LD: Nazareth, Middle Eastern people back home and here in the States,as well as mainstream America are reading my site. I think they'd like to see an example of a Middle Eastern American who is successful.
So, tell me, how do you define yourself?
Naz: First, I'm an American, but I'm also a Middle Eastern American.
LD: Where are you originally from?
Naz: I was born in the Holy Land, and grew up in Kuwait. Dad had a construction company there. Most of my family are engineers.
LD: Why did you emigrate to the USA?
Naz: I came to the United States to attend college, in Toledo.
LD: How did you meet your wife? And is it true that you two are doubly blessed?
Naz: I went to Gaza on family business for my Dad. While there I met the sister of my cousin's fiancee. We realized that we're both born again Christians.
After 5 days of getting to know her, I asked my wife to marry me. I claim it was an arranged marriage because she arranged for the flowers and the cake. Ha! Ha! We married in Gaza in a Greek Orthodox church. Later in the US, my pastor conducted a second American ceremony in my home church.
LD: How did you get into Christian comedy?
Naz: I was a comedian before I became a Christian. In class I wasn't considered the class clown, but I always encouraged class clowns to do better. Ha!
I have a humorous outlook on the USA; I comment on life, with a moral filter.
I am the only conservative, evangelical, Middle Eastern comedian in the US.
LD: What is the purpose of your comedy, considering the fact that you refer to your heritage throughout the act?
Naz: Currently, I'm promoting my tour "Proud 2B American". http://www.thinkbigusa.net/
I aim to honor our military and their families--whether you agree with the situation or not, these are our kids overseas.
This is a Middle Eastern comedian saying THANK YOU to troops and families for their sacrifice.
From a Christian viewpoint, I also want to tell high school boys and girls to practice abstinence, and live moral lives.
Women should be treated well. A girl should be able to look forward to being the bride in a white gown one day. Our media is failing us here--it is demoralizing women.
Where's the knight in shining armor? I'd like to tell women that a man should be able to give his life to her in front of both God and man.
Part of me is comedy, but I also choose to moralize; I want to change people's lives.
LD: How do today's audiences receive you?
Naz: Very well--When I go to conservative areas like Mississippi, Kentucky, and Indiana, I explain that I'm a believer. 75% of my audience is church-going; I usually overcome their stereotypes of Middle Eastern people.
LD: What would you like the West to know about Middle Eastern Americans?
Naz: We are a diverse group. We don't all think or feel the same way. Middle Eastern people are conservative Republicans, liberal Muslims, Christians, secularists, ect.. We cannot be stereotyped into a mold, but need to be differentiated between and treated as individuals. Build your own opinions afterward.

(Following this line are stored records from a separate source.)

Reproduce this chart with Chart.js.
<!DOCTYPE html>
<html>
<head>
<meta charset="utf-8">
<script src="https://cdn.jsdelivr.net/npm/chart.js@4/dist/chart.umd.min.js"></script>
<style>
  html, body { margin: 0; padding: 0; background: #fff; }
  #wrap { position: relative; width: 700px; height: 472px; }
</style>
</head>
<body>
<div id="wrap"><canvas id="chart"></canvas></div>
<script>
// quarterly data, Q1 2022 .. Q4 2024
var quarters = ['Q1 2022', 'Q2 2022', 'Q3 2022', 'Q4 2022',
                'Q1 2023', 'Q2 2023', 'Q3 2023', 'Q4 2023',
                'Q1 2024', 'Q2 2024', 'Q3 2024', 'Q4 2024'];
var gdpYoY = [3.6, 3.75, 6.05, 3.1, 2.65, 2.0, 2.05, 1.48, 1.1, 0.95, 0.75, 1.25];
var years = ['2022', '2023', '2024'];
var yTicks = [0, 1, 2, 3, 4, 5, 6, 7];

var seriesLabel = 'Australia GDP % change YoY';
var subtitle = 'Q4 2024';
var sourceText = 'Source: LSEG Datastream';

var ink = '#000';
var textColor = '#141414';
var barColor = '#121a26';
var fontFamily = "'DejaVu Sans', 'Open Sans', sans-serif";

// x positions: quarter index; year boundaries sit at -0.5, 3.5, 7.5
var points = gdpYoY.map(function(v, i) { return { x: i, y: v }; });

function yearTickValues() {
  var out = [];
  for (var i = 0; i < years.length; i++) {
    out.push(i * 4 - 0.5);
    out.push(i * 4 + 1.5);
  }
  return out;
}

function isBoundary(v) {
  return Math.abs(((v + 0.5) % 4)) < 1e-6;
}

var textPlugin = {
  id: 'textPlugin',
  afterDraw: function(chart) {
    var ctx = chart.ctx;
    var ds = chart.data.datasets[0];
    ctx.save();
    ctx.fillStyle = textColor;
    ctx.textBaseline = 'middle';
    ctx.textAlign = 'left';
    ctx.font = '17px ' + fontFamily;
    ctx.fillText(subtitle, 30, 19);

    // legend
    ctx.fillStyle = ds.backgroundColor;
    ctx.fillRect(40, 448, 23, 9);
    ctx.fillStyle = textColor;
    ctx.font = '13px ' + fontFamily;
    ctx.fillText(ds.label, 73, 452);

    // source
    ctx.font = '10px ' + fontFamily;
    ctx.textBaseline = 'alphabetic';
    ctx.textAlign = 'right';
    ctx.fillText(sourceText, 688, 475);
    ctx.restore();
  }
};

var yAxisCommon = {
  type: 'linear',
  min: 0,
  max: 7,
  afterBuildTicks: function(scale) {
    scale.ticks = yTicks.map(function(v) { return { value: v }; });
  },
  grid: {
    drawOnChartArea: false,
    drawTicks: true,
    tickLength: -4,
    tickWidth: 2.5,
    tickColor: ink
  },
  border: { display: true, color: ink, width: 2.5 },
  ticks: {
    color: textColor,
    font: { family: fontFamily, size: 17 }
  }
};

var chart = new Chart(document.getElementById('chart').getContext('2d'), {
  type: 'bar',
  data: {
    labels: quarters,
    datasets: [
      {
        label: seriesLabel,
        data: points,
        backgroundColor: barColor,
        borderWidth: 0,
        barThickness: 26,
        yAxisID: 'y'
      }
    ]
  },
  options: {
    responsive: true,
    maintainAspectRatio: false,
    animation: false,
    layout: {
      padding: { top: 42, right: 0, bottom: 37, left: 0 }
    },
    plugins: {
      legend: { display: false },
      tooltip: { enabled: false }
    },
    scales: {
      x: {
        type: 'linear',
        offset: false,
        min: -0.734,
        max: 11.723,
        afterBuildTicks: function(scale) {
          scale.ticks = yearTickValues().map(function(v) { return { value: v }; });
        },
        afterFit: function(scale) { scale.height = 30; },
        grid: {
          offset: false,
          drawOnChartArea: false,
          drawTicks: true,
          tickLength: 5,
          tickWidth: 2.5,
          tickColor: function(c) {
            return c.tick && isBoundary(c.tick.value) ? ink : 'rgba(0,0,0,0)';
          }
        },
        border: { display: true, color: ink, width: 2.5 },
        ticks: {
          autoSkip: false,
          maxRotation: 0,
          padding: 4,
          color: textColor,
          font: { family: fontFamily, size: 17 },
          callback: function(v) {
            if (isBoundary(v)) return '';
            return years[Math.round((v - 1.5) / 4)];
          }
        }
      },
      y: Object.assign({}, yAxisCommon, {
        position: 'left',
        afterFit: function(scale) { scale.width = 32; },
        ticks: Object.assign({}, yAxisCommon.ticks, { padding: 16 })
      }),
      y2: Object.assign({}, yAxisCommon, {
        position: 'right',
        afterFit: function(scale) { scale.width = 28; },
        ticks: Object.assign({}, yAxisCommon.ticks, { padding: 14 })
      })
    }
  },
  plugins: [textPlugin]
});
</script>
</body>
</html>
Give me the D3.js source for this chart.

LD: For fun, what is your favorite Middle Eastern dish and who makes it for you?
Naz: Tabbouli--my sister-in-law, chops the parsley by hand, and takes her time.
LD: That's a popular salad; it seems to be well known now.
LD: Nazareth, how are you involved with the Gaza Baptist Mission?
Naz: Previously, I told you about how and where I met my wife--in Gaza.
LD: Yes, I remember.
Naz: Dr. Hanna Masaad was my wife's pastor from the Gaza Baptist Church. My future wife told me that he was in the United States as a student. She sent me on a mission to locate him.
Not an easy job! So, I sent out an email to another Middle Eastern pastor, and within a day or so, found Dr. Masaad. At the time he was a student at Fuller Theological Seminary. We connected, and Dr. Masaad came to visit. From there we built a friendship.
After six years abroad as a student, Dr. Masaad returned to the pastor position at Gaza Baptist Church. Originally, along with other prominent Christian men, I came to be President of the board which oversaw the allocation of the funds collected for the mission in Gaza. Today, I am still involved as the board Secretary.
Recently, a new six story building was opened for the mission which includes a public library and a free women's clinic.
Ninety percent of the money raised for this project came from donations by Christians in Colorado.
Dr. Joyce Meyer donated the mammography machine.
There is also a mission run bookstore in downtown Gaza which offers computer training.
Our goal is to meet the physical and spiritual needs of all people.
For example, when school supplies are handed out, they are given to anyone who needs them.
It is a rough situation in Gaza today. You can see this from the news. Gaza is the most densely populated place on earth. There are approximately 1.6 million people living there. But, Dr. Masaad and his family have prevailed there for six years.
As Christians, we must love justice, mercy, and peace.
LD: Thank you Nazareth for your time.